The Emergence of Smart Contracts: Revolutionizing Modern Finance
- Smart contracts are useful in financial terms with features like asset tokenization and automated transactions.
- Sophisticated transaction processes like borrowing and lending in different cryptocurrencies become easy with this contract.
Smart contract was initially introduced by the Ethereum blockchain. Later it got adopted by several cryptos developed over it and other blockchains as well. It opened various doorways to the world of decentralization. As most of the functionalities of blockchain are not governed by any central authority, Smart Contracts came onto the scene by simplifying trade and business between two anonymous parties with authenticity and credibility.
What Is a Smart Contract?
Basically, Smart contracts comprise code that self-executed predefined terms and conditions are met. These contracts are made to run over a blockchain network to maintain its authenticity, transparency, and immutability. A completed transaction based on this contract is irreversible and trackable.
It executes transactions between two anonymous parties without any centralized authority or external mechanism. It provides a real-time response among both entities. Enhanced transparency is another key feature that removes the necessity of intermediaries along with reducing the chances of human error and fraudulent activities.

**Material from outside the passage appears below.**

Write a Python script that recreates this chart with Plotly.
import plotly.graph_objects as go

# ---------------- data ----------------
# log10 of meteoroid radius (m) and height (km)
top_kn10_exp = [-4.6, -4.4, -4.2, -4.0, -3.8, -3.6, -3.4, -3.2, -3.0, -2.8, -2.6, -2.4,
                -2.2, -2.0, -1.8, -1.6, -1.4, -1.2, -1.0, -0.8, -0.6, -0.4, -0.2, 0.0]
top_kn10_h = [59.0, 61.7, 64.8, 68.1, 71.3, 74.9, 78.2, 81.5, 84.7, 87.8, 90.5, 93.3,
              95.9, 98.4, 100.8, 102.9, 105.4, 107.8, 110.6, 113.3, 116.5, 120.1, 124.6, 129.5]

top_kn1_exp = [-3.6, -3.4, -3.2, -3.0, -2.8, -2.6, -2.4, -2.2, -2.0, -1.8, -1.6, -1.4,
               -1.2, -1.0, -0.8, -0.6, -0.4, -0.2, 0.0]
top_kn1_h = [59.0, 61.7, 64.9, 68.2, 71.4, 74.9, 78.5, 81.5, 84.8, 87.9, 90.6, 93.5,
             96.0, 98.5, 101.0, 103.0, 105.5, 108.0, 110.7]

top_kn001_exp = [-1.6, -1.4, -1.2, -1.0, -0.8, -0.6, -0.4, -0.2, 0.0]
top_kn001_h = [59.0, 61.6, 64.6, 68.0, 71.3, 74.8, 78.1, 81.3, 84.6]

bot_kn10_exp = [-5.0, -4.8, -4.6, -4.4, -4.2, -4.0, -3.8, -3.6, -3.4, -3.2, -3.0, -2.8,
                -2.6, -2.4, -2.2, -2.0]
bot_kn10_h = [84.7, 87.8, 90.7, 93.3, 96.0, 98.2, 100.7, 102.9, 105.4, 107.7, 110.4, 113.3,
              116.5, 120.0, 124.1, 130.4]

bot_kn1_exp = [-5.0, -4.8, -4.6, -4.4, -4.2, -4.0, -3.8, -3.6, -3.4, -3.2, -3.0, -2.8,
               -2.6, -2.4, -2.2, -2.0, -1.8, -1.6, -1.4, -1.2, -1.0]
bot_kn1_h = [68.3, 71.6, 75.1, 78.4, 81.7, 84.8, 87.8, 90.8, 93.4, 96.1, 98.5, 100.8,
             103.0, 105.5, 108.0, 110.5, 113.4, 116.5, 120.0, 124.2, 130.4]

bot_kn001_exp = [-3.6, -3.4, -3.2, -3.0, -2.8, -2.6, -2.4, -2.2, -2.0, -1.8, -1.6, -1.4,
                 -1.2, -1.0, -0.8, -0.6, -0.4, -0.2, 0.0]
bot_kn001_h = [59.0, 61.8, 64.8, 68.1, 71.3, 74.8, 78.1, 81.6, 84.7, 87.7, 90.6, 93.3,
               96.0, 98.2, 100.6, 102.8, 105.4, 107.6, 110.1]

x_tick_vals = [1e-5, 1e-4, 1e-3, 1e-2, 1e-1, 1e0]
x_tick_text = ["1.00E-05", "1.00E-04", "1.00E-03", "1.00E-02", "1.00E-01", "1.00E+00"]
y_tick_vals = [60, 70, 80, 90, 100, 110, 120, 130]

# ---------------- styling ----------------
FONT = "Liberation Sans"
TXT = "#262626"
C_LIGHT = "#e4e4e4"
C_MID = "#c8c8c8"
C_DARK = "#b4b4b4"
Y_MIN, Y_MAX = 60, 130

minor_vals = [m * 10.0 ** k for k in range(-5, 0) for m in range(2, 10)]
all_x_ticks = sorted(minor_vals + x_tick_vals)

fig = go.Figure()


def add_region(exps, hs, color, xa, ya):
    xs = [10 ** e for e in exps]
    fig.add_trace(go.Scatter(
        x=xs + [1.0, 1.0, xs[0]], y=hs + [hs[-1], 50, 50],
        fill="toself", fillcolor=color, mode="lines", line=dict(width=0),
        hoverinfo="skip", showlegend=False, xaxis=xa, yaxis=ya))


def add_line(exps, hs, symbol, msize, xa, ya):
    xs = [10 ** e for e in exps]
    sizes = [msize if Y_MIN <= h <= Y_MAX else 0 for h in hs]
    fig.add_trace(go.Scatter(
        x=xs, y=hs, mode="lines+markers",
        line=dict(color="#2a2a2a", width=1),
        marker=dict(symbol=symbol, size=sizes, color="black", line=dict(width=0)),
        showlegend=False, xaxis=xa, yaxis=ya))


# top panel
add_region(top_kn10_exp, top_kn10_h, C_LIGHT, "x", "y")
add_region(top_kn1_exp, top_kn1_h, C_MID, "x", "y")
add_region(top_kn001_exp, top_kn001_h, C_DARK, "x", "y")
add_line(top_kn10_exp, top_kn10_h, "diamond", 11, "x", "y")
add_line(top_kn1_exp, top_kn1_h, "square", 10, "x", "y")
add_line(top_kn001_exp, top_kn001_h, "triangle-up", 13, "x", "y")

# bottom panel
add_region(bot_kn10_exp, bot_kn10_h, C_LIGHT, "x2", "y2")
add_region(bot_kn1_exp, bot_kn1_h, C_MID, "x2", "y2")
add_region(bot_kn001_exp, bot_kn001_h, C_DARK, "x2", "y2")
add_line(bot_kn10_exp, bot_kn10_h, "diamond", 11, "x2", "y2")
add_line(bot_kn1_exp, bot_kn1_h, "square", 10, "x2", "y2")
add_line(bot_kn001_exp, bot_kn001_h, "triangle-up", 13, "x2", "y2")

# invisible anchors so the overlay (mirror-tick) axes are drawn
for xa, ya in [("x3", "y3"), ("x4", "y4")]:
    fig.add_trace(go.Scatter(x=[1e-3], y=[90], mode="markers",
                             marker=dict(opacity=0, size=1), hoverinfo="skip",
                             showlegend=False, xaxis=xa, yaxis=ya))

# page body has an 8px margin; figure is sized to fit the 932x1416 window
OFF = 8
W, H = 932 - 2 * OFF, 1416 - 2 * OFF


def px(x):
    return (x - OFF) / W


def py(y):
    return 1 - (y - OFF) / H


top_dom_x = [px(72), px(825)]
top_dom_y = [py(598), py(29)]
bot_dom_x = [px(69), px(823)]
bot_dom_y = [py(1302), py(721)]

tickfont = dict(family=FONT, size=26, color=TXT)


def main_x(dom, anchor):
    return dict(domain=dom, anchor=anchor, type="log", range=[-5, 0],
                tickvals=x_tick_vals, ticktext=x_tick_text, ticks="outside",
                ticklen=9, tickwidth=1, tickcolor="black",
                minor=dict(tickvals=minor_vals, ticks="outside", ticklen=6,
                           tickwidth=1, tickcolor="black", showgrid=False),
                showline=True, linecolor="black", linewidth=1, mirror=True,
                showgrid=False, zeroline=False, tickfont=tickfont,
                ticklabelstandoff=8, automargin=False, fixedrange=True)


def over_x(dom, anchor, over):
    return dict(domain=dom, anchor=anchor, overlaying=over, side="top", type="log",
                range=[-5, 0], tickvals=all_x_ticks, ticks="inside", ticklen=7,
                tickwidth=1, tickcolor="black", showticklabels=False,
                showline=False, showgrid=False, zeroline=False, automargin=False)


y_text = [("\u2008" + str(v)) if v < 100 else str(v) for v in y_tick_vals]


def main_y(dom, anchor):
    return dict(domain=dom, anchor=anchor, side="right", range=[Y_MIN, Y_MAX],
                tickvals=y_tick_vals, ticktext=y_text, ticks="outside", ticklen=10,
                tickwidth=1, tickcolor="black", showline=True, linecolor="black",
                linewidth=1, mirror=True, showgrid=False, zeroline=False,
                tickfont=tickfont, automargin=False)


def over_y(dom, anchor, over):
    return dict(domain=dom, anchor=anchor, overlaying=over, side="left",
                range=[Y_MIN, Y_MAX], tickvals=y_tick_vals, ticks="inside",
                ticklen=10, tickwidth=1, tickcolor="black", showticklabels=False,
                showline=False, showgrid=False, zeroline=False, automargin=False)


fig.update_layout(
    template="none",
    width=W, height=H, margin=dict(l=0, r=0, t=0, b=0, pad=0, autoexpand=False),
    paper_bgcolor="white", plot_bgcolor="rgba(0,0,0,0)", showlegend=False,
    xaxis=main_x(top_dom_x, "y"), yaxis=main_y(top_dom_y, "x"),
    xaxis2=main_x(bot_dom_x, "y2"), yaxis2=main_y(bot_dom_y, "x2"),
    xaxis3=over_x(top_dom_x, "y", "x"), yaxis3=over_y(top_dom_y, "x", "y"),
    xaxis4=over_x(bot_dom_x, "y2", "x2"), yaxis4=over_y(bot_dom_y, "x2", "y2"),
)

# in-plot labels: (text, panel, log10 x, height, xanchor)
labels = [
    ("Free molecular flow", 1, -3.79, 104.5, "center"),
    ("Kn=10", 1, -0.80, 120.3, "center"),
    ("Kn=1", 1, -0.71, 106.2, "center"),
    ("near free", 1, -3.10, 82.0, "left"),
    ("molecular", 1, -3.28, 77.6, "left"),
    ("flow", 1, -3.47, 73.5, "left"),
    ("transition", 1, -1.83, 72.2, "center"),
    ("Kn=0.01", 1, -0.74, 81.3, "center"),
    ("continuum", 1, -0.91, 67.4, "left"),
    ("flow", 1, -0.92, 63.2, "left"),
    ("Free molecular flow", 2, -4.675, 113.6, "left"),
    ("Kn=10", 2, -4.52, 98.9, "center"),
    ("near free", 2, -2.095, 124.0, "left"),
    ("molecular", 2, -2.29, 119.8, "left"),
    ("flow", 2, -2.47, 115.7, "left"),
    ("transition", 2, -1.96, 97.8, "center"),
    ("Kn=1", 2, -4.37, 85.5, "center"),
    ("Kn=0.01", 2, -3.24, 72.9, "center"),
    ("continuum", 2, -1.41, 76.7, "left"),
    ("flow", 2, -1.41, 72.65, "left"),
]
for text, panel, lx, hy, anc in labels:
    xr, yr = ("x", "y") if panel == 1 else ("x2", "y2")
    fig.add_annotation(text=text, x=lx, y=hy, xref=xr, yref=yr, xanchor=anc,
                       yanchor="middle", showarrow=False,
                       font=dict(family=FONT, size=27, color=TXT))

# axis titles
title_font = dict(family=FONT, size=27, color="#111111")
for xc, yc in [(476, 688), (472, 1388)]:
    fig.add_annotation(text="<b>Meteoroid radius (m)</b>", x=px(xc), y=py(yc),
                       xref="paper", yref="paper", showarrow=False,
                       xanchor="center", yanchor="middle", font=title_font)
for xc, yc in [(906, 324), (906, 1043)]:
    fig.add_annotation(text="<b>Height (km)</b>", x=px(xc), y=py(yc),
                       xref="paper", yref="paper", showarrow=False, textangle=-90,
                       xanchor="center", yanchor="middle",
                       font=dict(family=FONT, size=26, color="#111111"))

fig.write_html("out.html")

In contrast to traditional contracts that involve bulky paperwork and security concerns necessitating third-party validation, smart contracts operate as computer codes adhering to a fixed protocol. These codes and compliances are backed with blockchain technology, which gets executed only when required terms and conditions are fulfilled.
Benefits of Smart Contracts in Modern Finance
Implementation of smart contracts is already done in various sectors including finance. Because of its high potential and versatility, it’s widely adopted in several blockchain networks. Purchase and selling of goods can also be leveraged with its help. Agreement between two business parties ensures shipment and delivery of the material in a legalized manner. Some more benefits include:
Gaming
Blockchain-based games like Decentraland, Cryptokitties, and The Sandbox use smart contracts. In-game purchasing of items, assets, and real estate is done with the help of these contracts ensuring safe and secure peer-to-peer transactions.

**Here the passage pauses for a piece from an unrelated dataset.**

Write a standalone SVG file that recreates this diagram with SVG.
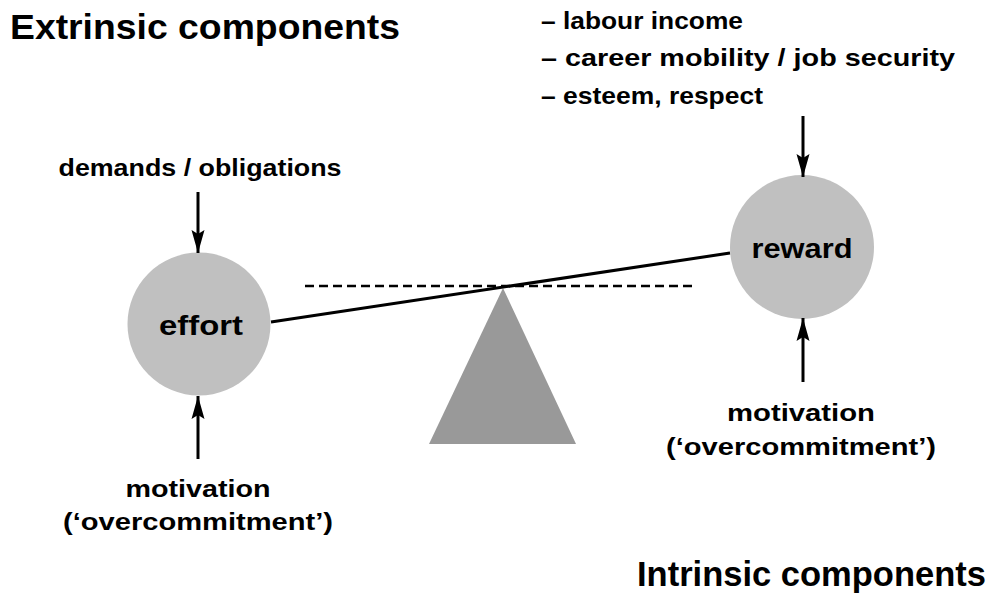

Decentralized Finance (DeFi)
DeFi is one of the most important components of blockchain-based finance which provides decentralization in financial services. Examples such as MakerDAO and Aave illustrate its potential, enabling collateral management, interest distribution, and automated transactions.
Supply Chain Management
With the help of smart contracts, the movement of goods and transactions becomes traceable as they get recorded over a shared ledger. These ledgers can be seen and verified by each participant which enhances accountability and trust across supply chains. Walmart is an example that uses contracts to track the food product’s origin and quality. This ensures customer satisfaction and cost reduction as well.

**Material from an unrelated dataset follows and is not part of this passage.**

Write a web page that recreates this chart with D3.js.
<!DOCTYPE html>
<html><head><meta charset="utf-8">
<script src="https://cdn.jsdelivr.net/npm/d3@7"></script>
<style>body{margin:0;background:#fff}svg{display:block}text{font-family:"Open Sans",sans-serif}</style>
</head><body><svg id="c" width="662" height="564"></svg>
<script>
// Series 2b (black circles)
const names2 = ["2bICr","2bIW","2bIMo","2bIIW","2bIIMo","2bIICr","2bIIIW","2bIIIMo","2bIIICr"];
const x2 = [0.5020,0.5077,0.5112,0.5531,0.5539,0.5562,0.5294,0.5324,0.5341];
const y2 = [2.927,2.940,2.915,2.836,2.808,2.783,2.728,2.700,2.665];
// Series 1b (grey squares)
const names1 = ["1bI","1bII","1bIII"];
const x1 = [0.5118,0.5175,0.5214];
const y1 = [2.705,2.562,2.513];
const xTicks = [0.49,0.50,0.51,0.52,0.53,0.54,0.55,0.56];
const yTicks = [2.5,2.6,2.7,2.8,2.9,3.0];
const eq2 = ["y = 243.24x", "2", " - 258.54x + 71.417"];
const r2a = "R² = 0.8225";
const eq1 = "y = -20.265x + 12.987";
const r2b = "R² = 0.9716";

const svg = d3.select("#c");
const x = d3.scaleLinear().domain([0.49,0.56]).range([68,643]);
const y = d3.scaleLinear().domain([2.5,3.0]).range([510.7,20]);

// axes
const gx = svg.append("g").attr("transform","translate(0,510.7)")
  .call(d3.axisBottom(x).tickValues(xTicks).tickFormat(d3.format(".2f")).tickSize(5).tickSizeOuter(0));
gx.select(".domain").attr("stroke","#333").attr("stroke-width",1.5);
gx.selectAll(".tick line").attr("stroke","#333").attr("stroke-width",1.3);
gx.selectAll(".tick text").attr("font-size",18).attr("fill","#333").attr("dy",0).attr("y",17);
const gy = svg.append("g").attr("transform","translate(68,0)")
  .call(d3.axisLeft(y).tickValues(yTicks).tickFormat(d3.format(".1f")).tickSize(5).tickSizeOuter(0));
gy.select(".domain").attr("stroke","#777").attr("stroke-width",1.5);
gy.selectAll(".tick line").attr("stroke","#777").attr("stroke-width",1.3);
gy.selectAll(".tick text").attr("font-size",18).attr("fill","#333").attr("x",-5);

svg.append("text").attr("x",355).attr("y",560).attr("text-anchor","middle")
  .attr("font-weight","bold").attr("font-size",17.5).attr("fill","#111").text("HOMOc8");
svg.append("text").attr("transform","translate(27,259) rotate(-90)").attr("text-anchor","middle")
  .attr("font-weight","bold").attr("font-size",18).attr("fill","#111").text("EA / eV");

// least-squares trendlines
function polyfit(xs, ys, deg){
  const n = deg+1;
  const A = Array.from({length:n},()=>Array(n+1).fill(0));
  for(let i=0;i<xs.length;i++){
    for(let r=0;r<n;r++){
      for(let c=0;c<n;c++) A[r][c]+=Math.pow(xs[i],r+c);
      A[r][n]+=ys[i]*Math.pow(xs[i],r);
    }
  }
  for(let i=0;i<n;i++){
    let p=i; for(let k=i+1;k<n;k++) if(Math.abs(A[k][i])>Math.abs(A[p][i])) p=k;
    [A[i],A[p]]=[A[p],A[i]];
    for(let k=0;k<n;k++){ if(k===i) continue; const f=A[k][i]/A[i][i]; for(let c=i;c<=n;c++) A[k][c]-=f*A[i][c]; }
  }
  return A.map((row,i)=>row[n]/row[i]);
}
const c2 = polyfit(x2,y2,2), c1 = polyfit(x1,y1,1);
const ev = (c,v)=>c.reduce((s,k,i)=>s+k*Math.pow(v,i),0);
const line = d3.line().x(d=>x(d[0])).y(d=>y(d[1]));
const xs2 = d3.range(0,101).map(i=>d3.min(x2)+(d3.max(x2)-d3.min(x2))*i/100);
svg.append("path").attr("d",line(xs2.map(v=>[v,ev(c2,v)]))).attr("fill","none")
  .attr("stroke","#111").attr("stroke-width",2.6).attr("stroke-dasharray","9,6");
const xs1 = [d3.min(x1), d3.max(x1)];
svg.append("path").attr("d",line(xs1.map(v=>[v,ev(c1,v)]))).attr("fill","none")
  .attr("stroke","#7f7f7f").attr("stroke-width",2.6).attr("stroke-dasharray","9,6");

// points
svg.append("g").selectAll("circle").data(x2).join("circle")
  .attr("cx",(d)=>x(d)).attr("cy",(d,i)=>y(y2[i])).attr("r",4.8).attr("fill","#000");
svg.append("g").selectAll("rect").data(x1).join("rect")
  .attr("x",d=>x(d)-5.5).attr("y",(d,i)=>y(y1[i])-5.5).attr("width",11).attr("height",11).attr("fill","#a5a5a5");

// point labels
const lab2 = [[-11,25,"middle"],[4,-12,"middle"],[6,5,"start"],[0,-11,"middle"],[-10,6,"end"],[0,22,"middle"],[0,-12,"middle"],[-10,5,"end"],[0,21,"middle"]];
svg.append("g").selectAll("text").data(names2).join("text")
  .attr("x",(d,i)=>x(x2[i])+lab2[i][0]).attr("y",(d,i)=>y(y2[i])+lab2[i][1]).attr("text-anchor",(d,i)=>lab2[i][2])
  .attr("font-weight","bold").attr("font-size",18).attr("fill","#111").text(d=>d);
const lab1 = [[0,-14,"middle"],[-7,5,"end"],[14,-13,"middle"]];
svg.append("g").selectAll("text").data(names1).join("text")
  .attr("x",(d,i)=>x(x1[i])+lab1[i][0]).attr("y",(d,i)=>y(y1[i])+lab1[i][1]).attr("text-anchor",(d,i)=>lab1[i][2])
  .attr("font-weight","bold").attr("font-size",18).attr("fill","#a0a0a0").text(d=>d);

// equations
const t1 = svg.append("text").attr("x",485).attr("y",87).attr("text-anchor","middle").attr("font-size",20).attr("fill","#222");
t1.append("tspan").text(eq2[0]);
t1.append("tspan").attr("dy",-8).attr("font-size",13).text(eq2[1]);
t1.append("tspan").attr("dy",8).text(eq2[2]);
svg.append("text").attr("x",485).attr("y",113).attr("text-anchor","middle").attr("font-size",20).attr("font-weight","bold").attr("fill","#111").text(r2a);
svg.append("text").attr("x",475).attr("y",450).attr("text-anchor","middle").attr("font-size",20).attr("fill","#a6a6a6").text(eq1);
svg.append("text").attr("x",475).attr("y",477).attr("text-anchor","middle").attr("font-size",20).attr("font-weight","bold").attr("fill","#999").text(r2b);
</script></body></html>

Processing Insurance Claim
Verification of a legitimate insurance claim is a hectic task nowadays. Traditional contract validation and counter-check are time-consuming. These limitations can be addressed with the help of blockchain-based contracts by automated claim and processing. Decentralized ledgers help to reduce the risks and fraudulent activities in financial institutions.
Conclusion
The emergence of decentralization possesses its own pros and cons. Lack of centralized authority is beneficial in several ways, but in the world of blockchain, surety of transactions, delivery, and receiving of products isn’t backed by anyone. A smart contract is introduced to address these limitations of decentralization by giving transparency and a trackable system. It will surely disrupt our traditional banking system by reducing operational costs and significant risks with its volatility and scalability.